Rollins has learned how to use his skills and simply put the ball in play. With his speed, a lot can happen and often does. He still has the occasional power to take a ball deep and there's certainly nothing wrong with that, but he's realized that there are more important parts to his game. He has become a much better hitter and all around player than he was a couple short seasons ago and it's likely that the spotlight from his streak will only provide more influence on how he can best keep himself in the spotlight down the road.
Home runs: Yes, Rollins has some power, but his urge to use that power is shrinking. The funny thing about that is that he may actually wind up hitting at least as many home runs as he has in the past, since most hitters will tell you that when you try to hit the long ball, you generally don't. Rollins is usually around 12 or 14 home runs and he should be right in that neighborhood again in 2006.

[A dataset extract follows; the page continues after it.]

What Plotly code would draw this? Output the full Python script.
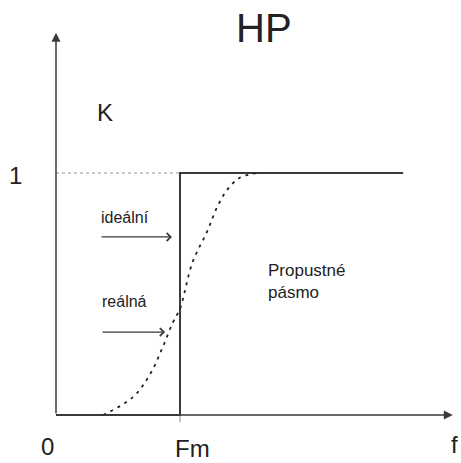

RBI: As a leadoff hitter, Rollins isn't looked at for RBI numbers. He has a career-high of 73 back in 2004, but isn't likely to set any new highs this season. Again though, by simply putting the ball in play, Rollins will likely drive in a decent amount of runs.
AVG / OBP: Rollins hit a career-high .290 last season and there were a lot of people around the organization that said 'it's about time'. There was never any doubt that Rollins could hit at that level and potentially, beyond. He had a .338 on-base percentage, which wasn't a career-high, but not far off from his mark of .348 in 2004.